Tayback created the role in the 1975 movie, “Alice Doesn’t Live Here Anymore,” and then anchored the cast of zany waitresses starring Linda Lavin for the “Alice” series on CBS. It ran from 1976 to 1985. Tayback won Golden Globe awards in 1979 and 1980 for Mel’s loudmouth, overbearing antics.
Tayback’s film credits included “Bullitt,” “Papillon,” “The Gambler” and “The Choirboys.”
He appeared in a number of television series, including “Mission: Impossible,” “Star Trek,” “The Man from U.N.C.L.E.,” “The Mary Tyler Moore Show,” “All in the Family,” “The Love Boat,” and “Fantasy Island.”

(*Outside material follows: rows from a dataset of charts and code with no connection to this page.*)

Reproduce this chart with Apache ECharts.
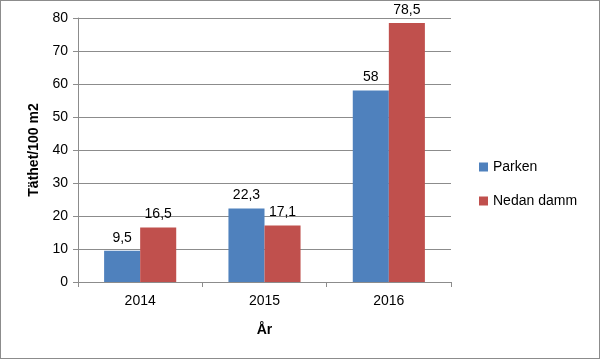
<!DOCTYPE html>
<html><head><meta charset="utf-8">
<script src="https://cdn.jsdelivr.net/npm/echarts@6/dist/echarts.min.js"></script>
<style>
html,body{margin:0;padding:0;background:#fff;}
#c{position:absolute;left:0;top:0;width:598px;height:357px;border:1px solid #8c8c8c;}
</style></head><body>
<div id="c"></div>
<script>
var categories = ['2014', '2015', '2016'];
var parken = [9.5, 22.3, 58];
var nedanDamm = [16.5, 17.1, 78.5];
var seriesNames = ['Parken', 'Nedan damm'];
var yTicks = [0, 10, 20, 30, 40, 50, 60, 70, 80];

var chart = echarts.init(document.getElementById('c'));
var fmt = function(p){ return String(p.value).replace('.', ','); };
var font = 'Liberation Sans, Arial, sans-serif';
chart.setOption({
  animation: false,
  textStyle: {fontFamily: font},
  grid: {left: 77, right: 148, top: 17, bottom: 76},
  legend: {
    orient: 'vertical', left: 473, top: 154, itemWidth: 9, itemHeight: 9, itemGap: 20,
    icon: 'rect',
    textStyle: {fontSize: 14, color: '#000', fontFamily: font},
    data: seriesNames
  },
  xAxis: {
    type: 'category', data: categories,
    name: 'År', nameLocation: 'middle', nameGap: 41,
    nameTextStyle: {fontSize: 14, fontWeight: 'bold', color: '#000'},
    axisLine: {lineStyle: {color: '#8c8c8c'}},
    axisTick: {show: true, length: 5, lineStyle: {color: '#8c8c8c'}},
    axisLabel: {fontSize: 14, color: '#000', margin: 12}
  },
  yAxis: {
    type: 'value', min: yTicks[0], max: yTicks[yTicks.length-1], interval: 10,
    name: 'Täthet/100 m2', nameLocation: 'middle', nameGap: 37,
    nameTextStyle: {fontSize: 14, fontWeight: 'bold', color: '#000'},
    axisLine: {show: true, lineStyle: {color: '#8c8c8c'}},
    axisTick: {show: true, length: 5, lineStyle: {color: '#8c8c8c'}},
    axisLabel: {fontSize: 14, color: '#000', margin: 10},
    splitLine: {lineStyle: {color: '#8c8c8c'}}
  },
  series: [
    {name: seriesNames[0], type: 'bar', data: parken, barCategoryGap: '42%', barGap: '0%',
     itemStyle: {color: '#4F81BD'},
     label: {show: true, position: 'top', fontSize: 14, color: '#000', formatter: fmt, distance: 6}},
    {name: seriesNames[1], type: 'bar', data: nedanDamm, barCategoryGap: '42%', barGap: '0%',
     itemStyle: {color: '#C0504D'},
     label: {show: true, position: 'top', fontSize: 14, color: '#000', formatter: fmt, distance: 6}}
  ]
});
</script>
</body></html>
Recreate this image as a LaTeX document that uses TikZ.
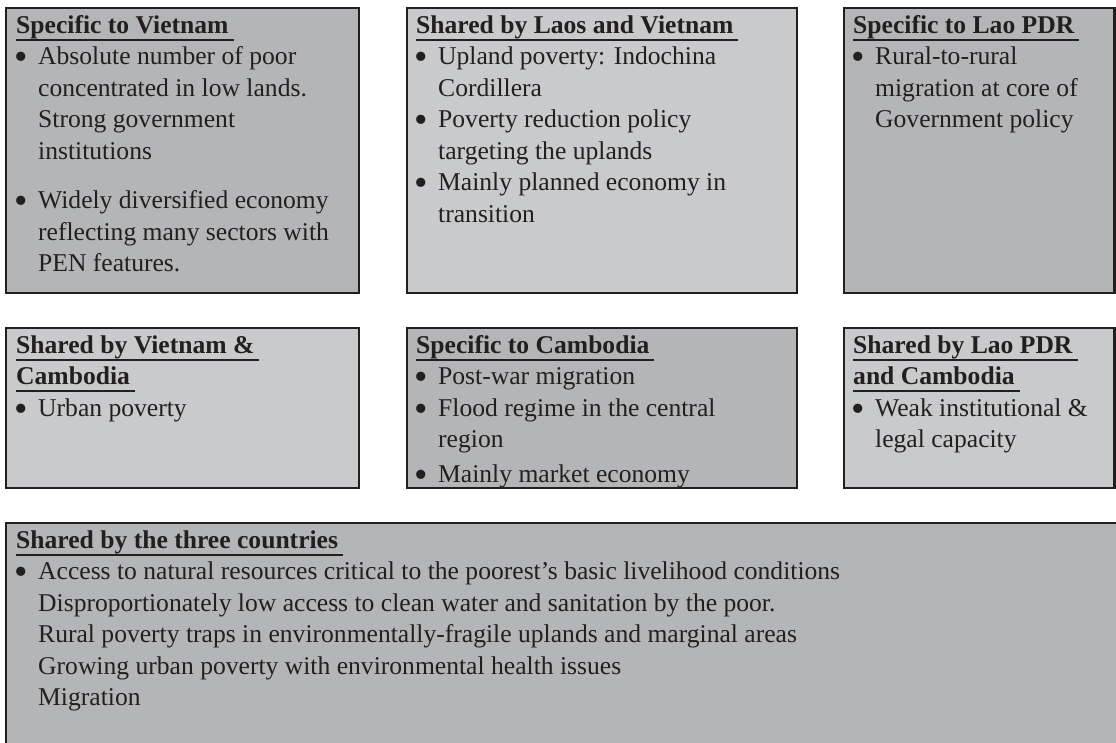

Born Victor Tabback on Jan. 6, 1930, the son of Syrian immigrants moved to Southern California with his parents when he was a teen-ager. He attended Glendale Community College and the Frederick A. Speare School of Radio and TV Broadcasting, with the thought of becoming a sports announcer.
A forced role in a school version of “Stalag 17” taught him that he enjoyed making audiences laugh and changed his career plans to acting. Until his career took off, he worked as a bank teller and cab driver.
Tayback appeared in more than 25 stage productions, including “12 Angry Men,” “The Diary of Anne Frank” and “Death of a Salesman.”
Earlier this year, he portrayed a Lebanese immigrant in the comedy “An Oasis in Manhattan” at the Venture Theatre in Burbank.
With other performers, Tayback founded the Los Angeles-based theater group Company of Angels.
Wry and down-to-earth off-camera as well as on, Tayback five years ago wrote to then-President Ronald Reagan with a proposal for reducing the national debt.
“It’s in the form of a national lottery,” he explained to a reporter. “You work extra hours per month. . . . The money you earn goes into a pot. Every month there is a lottery-type thing, and 155,000 Americans win money. . . . It’s a four-year plan and I say $60 billion can come into the treasury.”
But, he conceded, he never heard from the Reagan Administration.
Tayback is survived by his wife, Sheila McKay Barnard, whom he married in 1962; his son, Christopher; his mother, Helen Hanood Tabback, and a brother and sister.
Mass will be said Tuesday evening at Incarnation Catholic Church, 1001 N. Brand Blvd., Glendale. Burial will be Wednesday at Forest Lawn Memorial-Park, Glendale.